Underwater Appreciation: Part II of II

Snorkeling = Epic

I swim around underneath the several atmospheres of pressure that push on me every second that I’m down there. I ponder about all of these as I swim, but get distracted when I see a dolphin in the distance. Wait, no, make that two dolphins; a mother and a baby dolphin, swimming and streaming through the water like ballerinas. I stop and stare at the wonderful spectacle in front me; some of the smartest creatures on this planet, maybe even said to be smarter than humans, were swimming just meters ahead of me. Their gracefulness catches me off guard and I think to myself, “These creatures don’t even have to practice this gracefulness; they’re born with it. And what do us humans do? We have to practice how to be graceful; we have to learn and perfect grace. What does that say about us humans? It says that, even though dolphins are very unique animals, they are similar to humans, but also superior in certain aspects. It also says that humans should accept the uniqueness that all nature has to offer, because whether we like it or not, sometimes things in nature are similar to us, but also superior.

I begin to return back to the surface, trailing my own bubbles . As I drift up, I leave the city, the people, and the grace that is the ocean. I’m going to miss the serenity that the ocean brings, but I know that I have my own serenity on the surface to return to. I’m close to the atmosphere; the oxygenated air. In seconds, I will be leaving the calmness of the ocean and entering the hectic surface that I call my world. I reach the surface, and take the snorkel connecting to my oxygen tank out and breathe in. In just 45 minutes, I have changed my whole outlook on the ocean, nature, and my own life. Diving had taken me on a trip that I will never want to take back or re-do; it took me on a trip to a place where serenity and calmness was all there is. I now appreciate nature and marine wildlife because of diving.

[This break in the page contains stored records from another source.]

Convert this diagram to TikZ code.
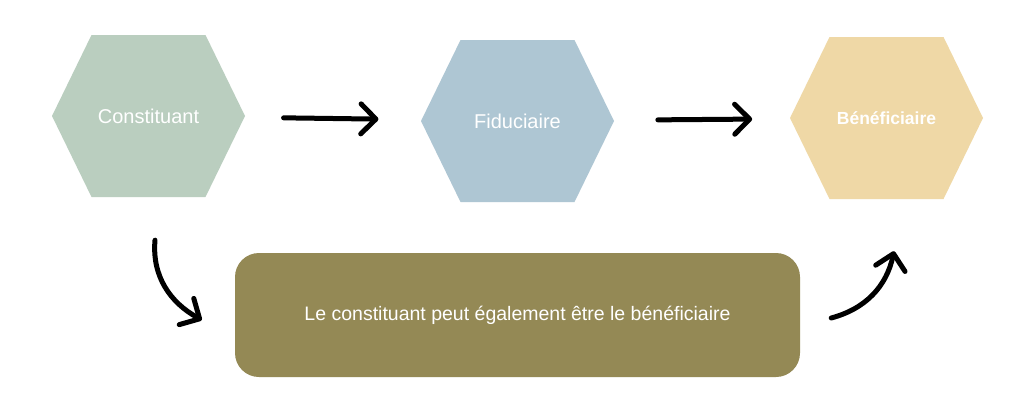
\documentclass[tikz,border=0pt]{standalone}
\usepackage{fontspec}
\setmainfont{Liberation Sans}
\usetikzlibrary{shapes.symbols,arrows.meta}

\definecolor{sage}{HTML}{BACEBF}
\definecolor{steel}{HTML}{AEC6D3}
\definecolor{sand}{HTML}{EFD8A6}
\definecolor{notebg}{HTML}{948955}

\tikzstyle{h} = [signal, signal to=east and west, signal pointer angle=128, minimum width=193pt, minimum height=162pt, inner sep=0pt, draw=none, text=white, font=\fontsize{20}{23}\selectfont]
\tikzstyle{n} = [rectangle, rounded corners=24pt, minimum width=565pt, minimum height=124pt, fill=notebg, text=white, font=\fontsize{19.5}{22}\selectfont]
\tikzstyle{a} = [line width=5pt, line cap=round, -{Straight Barb[length=15pt,width=30pt,round]}]

\begin{document}
\begin{tikzpicture}[node distance=369pt]
\path[use as bounding box, fill=white] (0,0) rectangle (1024pt,-407pt);

\node[h, fill=sage] (constituant) at (148.5pt,-116pt) {Constituant};
\node[h, fill=steel] (fiduciaire) [right of=constituant, yshift=-5pt] {Fiduciaire};
\node[h, fill=sand, font=\fontsize{17.5}{21}\selectfont] (beneficiaire) [right of=fiduciaire, yshift=3pt] {\textbf{Bénéficiaire}};

\node[n] (note) [below of=fiduciaire, yshift=175pt] {Le constituant peut également être le bénéficiaire};

\draw[a, shorten <=39pt, shorten >=43pt] (constituant) -- (fiduciaire);
\draw[a, shorten <=44pt, shorten >=38pt] (fiduciaire) -- (beneficiaire);

\draw[a] ([xshift=6.5pt,yshift=-43pt]constituant.south) to[out=-95,in=151]
  ([xshift=-33pt,yshift=-5pt]note.west);
\draw[a] ([xshift=31pt,yshift=-3pt]note.east) to[out=15,in=-102]
  ([xshift=7.5pt,yshift=-52pt]beneficiaire.south);

\end{tikzpicture}
\end{document}
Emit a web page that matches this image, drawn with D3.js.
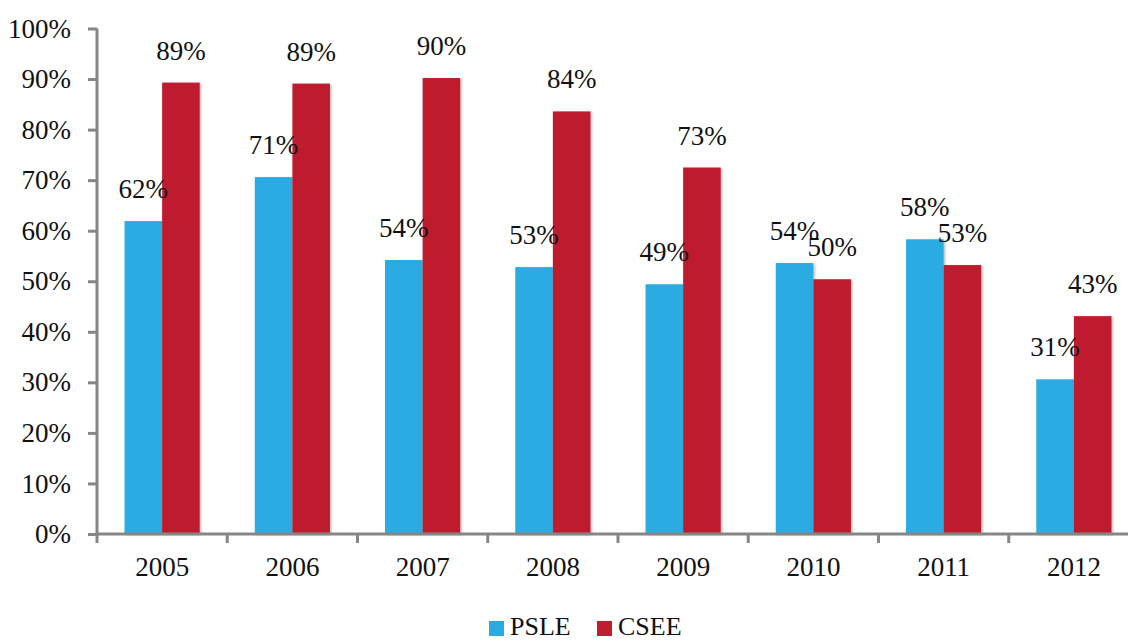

However, not everyone has fully learned to appreciate nature, both because we, as humans, feel that we’re better and more unique AND because we are afraid to find out that there are things in nature that are superior to us. I didn’t learn to appreciate nature, until I took an oxygen tank, a snorkel, and fins 35 feet underwater, to notice the spectacle that was happening underwater everyday; that has been happening everyday for millions of years. Sometimes it takes a little extra to learn how to appreciate what is around us.